Аркадиана | страница 19



-- Лучше всех, - говорю я, еле ворочая языком.

Женщина равнодушно кивает. Видно, что ее не тянет в подробности.

-- До свиданья, поправляйтесь, - громко, дабы правильно расслышали, говорит она, встает и, гремя пластмассовым чемоданом, как пенсионер пустыми бутылками, исчезает. Вера бежит следом. Дверь хлопает. Я остаюсь на несколько секунд одна, и мне страшно. Пахнет валокордином - не пойму теперь, откуда. Я кутаюсь в плед, и меня раздражает, что он колется.

Потом возвращается Вера. Она, не глядя на меня, садится на диван, качнув кистями, складывает крылышки под шалью и, как-то печально наклонив голову, наблюдает под столом горизонт, словно он там есть.

-- Свет погаси, - говорю я, натыкаясь на мешающие зубы. У меня уже лучше получается.

Вера встает и хлопает ладонью по рубильнику.

-- Дура, - говорит она грустно. Потом нашаривает наощупь мою руку и слабо сжимает ее. - И чего ты добилась?

-- А мама? - говорю я тревожно. - Мама приходила?

Вера качает головой.

-- Нет, - говорит она.

Мы обе молчим. Я ежусь. Колкая пледовая ткань раздражает, не принося тепла.

- Есть у каждого бродяги сундучок воспоминаний... - глубокомысленно выговариваю я со вздохом, все еще борясь с зубами. Коли уж плохо, могу позволить себе пофилософствовать...

-- Тебе чаю приготовить? - спрашивает Вера.

-- Горячего, - говорю я мечтательно. Сто лет мне не готовили.

Вера уходит на кухню, а я лежу, и ни о чем не думаю. Как будто голову заморозили. Тяжесть постепенно уходит. Появляется Вера с любимой моей Дулевской чашкой.

-- Что это было? - спрашиваю я.

-- Идиотизм, - лаконично отвечает Вера, пряча глаза. - И я тоже идиотка...
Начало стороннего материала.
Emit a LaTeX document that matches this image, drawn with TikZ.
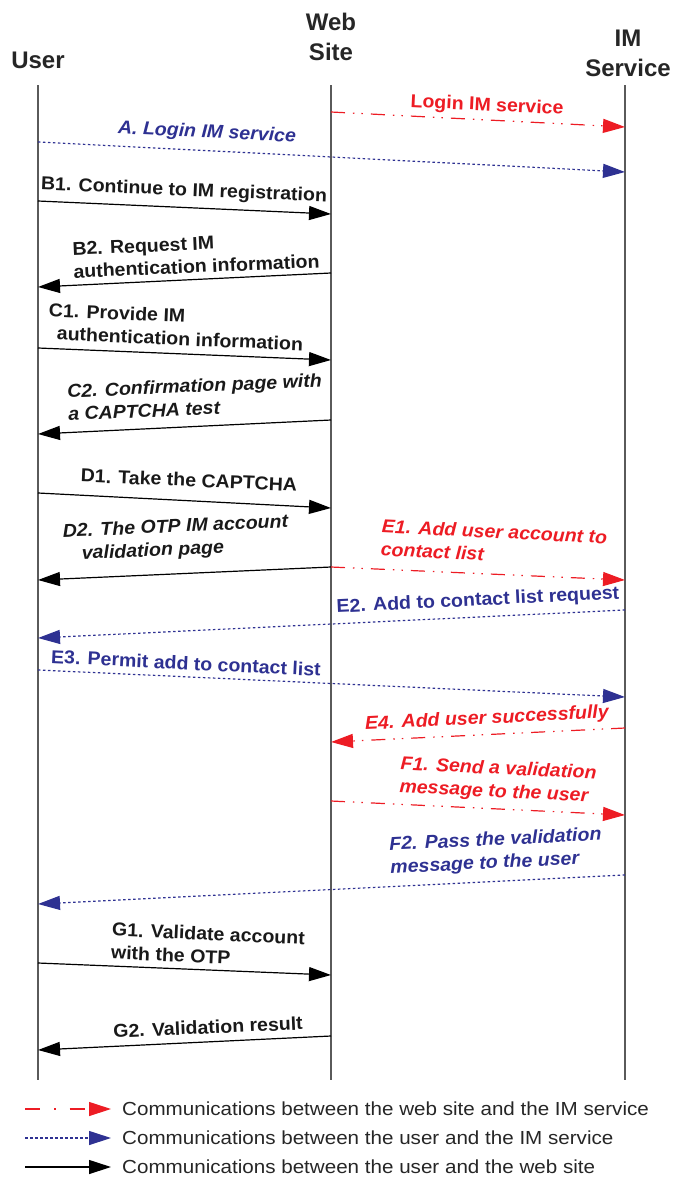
\documentclass[tikz,border=0pt]{standalone}
\usepackage{fontspec}
\setmainfont{Liberation Sans}
\newfontfamily\labfont[FakeStretch=1.05]{Liberation Sans}
\newfontfamily\legfont[FakeStretch=1.09]{Liberation Sans}
\usetikzlibrary{arrows.meta}
\definecolor{myred}{HTML}{ED1C24}
\definecolor{myblue}{HTML}{2E3192}
\definecolor{lifegray}{HTML}{5A5A5A}
\tikzset{
  head/.style={font=\bfseries\fontsize{24}{30}\selectfont, align=center, inner sep=0pt, text=black!85},
  life/.style={draw=lifegray, line width=1.5pt},
  msg/.style={line width=1.2pt, -{Triangle[length=22pt,width=14pt]}},
  wimsg/.style={msg, myred, dash pattern=on 14pt off 8pt on 1.5pt off 7pt on 1.5pt off 8pt},
  uimsg/.style={msg, myblue, dash pattern=on 2.5pt off 2.5pt},
  uwmsg/.style={msg, black},
  lab/.style={font=\labfont\fontsize{18.6}{23}\selectfont\bfseries, align=left, inner sep=0pt},
  labi/.style={font=\labfont\fontsize{18.6}{23}\selectfont\bfseries\itshape, align=left, inner sep=0pt},
  leg/.style={font=\legfont\fontsize{18.9}{22}\selectfont, anchor=west, inner sep=0pt, text=black!85},
}
\begin{document}
\begin{tikzpicture}[x=1pt,y=-1pt]
\useasboundingbox (0,0) rectangle (672,1178);
% headers
\node[head] (hu) at (38,60) {User};
\node[head] (hw) at (331,37) {Web\\Site};
\node[head] (hi) at (628,53) {IM\\Service};
% lifelines
\coordinate (ut) at (38,85);  \coordinate (ub) at (38,1080);
\coordinate (wt) at (331,85); \coordinate (wb) at (331,1080);
\coordinate (it) at (625,85); \coordinate (ib) at (625,1080);
\draw[life] (ut) -- (ub);
\draw[life] (wt) -- (wb);
\draw[life] (it) -- (ib);
% message end points
\coordinate (w1) at (331,112);  \coordinate (i1) at (625,127);
\coordinate (u2) at (38,142);   \coordinate (i2) at (625,172);
\coordinate (u3) at (38,201);   \coordinate (w3) at (331,214);
\coordinate (w4) at (331,273);  \coordinate (u4) at (38,287);
\coordinate (u5) at (38,348);   \coordinate (w5) at (331,360);
\coordinate (w6) at (331,420);  \coordinate (u6) at (38,434);
\coordinate (u7) at (38,493);   \coordinate (w7) at (331,508);
\coordinate (w8) at (331,567);  \coordinate (u8) at (38,580);
\coordinate (i9) at (625,580);
\coordinate (i10) at (625,610); \coordinate (u10) at (38,638);
\coordinate (u11) at (38,670);  \coordinate (i11) at (625,697);
\coordinate (i12) at (625,728); \coordinate (w12) at (331,742);
\coordinate (w13) at (331,801); \coordinate (i13) at (625,815);
\coordinate (i14) at (625,875); \coordinate (u14) at (38,904);
\coordinate (u15) at (38,963);  \coordinate (w15) at (331,975);
\coordinate (w16) at (331,1036);\coordinate (u16) at (38,1050);
% messages
\draw[wimsg] (w1) -- (i1);
\draw[uimsg] (u2) -- (i2);
\draw[uwmsg] (u3) -- (w3);
\draw[uwmsg] (w4) -- (u4);
\draw[uwmsg] (u5) -- (w5);
\draw[uwmsg] (w6) -- (u6);
\draw[uwmsg] (u7) -- (w7);
\draw[uwmsg] (w8) -- (u8);
\draw[wimsg] (w8) -- (i9);
\draw[uimsg] (i10) -- (u10);
\draw[uimsg] (u11) -- (i11);
\draw[wimsg] (i12) -- (w12);
\draw[wimsg] (w13) -- (i13);
\draw[uimsg] (i14) -- (u14);
\draw[uwmsg] (u15) -- (w15);
\draw[uwmsg] (w16) -- (u16);
% labels
\node[lab, text=myred, rotate=-2.8] (l1) at (487,106) {Login IM service};
\node[labi, text=myblue, rotate=-2.8] (l2) at (207,133) {A. Login IM service};
\node[lab, text=black!90, rotate=-2.5] (l3) at (184,191) {B1. Continue to IM registration};
\node[lab, text=black!90, rotate=2.5] (l4) at (196,255) {B2. Request IM\\authentication information};
\node[lab, text=black!90, rotate=-2.5] (l5) at (176,327) {C1. Provide IM\\\hspace*{9pt}authentication information};
\node[labi, text=black!90, rotate=2.5] (l6) at (195,397) {C2. Confirmation page with\\a CAPTCHA test};
\node[lab, text=black!90, rotate=-2.5] (l7) at (189,480) {D1. Take the CAPTCHA};
\node[labi, text=black!90, rotate=2.5] (l8) at (176,539) {D2. The OTP IM account\\\hspace*{18pt}validation page};
\node[labi, text=myred, rotate=-2.8] (l9) at (494,543) {E1. Add user account to\\contact list};
\node[lab, text=myblue, rotate=2.8] (l10) at (478,601) {E2. Add to contact list request};
\node[lab, text=myblue, rotate=-2.8] (l11) at (186,663) {E3. Permit add to contact list};
\node[labi, text=myred, rotate=2.8] (l12) at (487,719) {E4. Add user successfully};
\node[labi, text=myred, rotate=-2.8] (l13) at (498,781) {F1. Send a validation\\message to the user};
\node[labi, text=myblue, rotate=2.8] (l14) at (496,852) {F2. Pass the validation\\message to the user};
\node[lab, text=black!90, rotate=-2.5] (l15) at (208,945) {G1. Validate account\\with the OTP};
\node[lab, text=black!90, rotate=2.5] (l16) at (208,1027) {G2. Validation result};
% legend
\coordinate (a1) at (25,1109); \coordinate (b1) at (111,1109);
\coordinate (a2) at (25,1138); \coordinate (b2) at (111,1138);
\coordinate (a3) at (25,1167); \coordinate (b3) at (111,1167);
\draw[msg, myred, dash pattern=on 15pt off 14pt on 1.5pt off 14pt] (a1) -- (b1);
\draw[uimsg] (a2) -- (b2);
\draw[uwmsg] (a3) -- (b3);
\node[leg] (t1) at (122,1109) {Communications between the web site and the IM service};
\node[leg] (t2) at (122,1138) {Communications between the user and the IM service};
\node[leg] (t3) at (122,1167) {Communications between the user and the web site};
\end{tikzpicture}
\end{document}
Неумелый жидкий чай пьется, как амброзия. Я чувствую себя, в общем, прилично. Слабо, но вменяемо. Физическое состояние в сравнение не идет с моральным тяжелокирпичным ощущением преступления. Перед собой. Знаю же, идиотка, что не могу позволить роскошь болезни...

-- Извини, - говорю я.

-- Бог простит, - отвечает Вера.

Безмолвная Верина близость пугающе надвигается на меня. Вера мне ближе всех родных... Может, от немощи... Хорошо, что мама не пришла. Что бы она увидела - что опять ее дочь попала в дурацкую историю?

-- Хочешь, я тебе стихи почитаю? - спрашивает Вера тихонько. - Хочешь, Бродского?

-- Угу, - говорю я лирически, снова вздохнув. - Под него вешаться хорошо. В самый раз.

Вера фыркает.

-- На тебя не угодишь, - говорит она.

Я тоже смеюсь. Что ж теперь, рыдать, что ли? Вера приносит себе чашку, рассеянно ставит на драный пол, и мы вместе пьем чай. Вечереет. В сизом небе повисает, как отсвет полярного сияния, отражение невидимых электрических россыпей.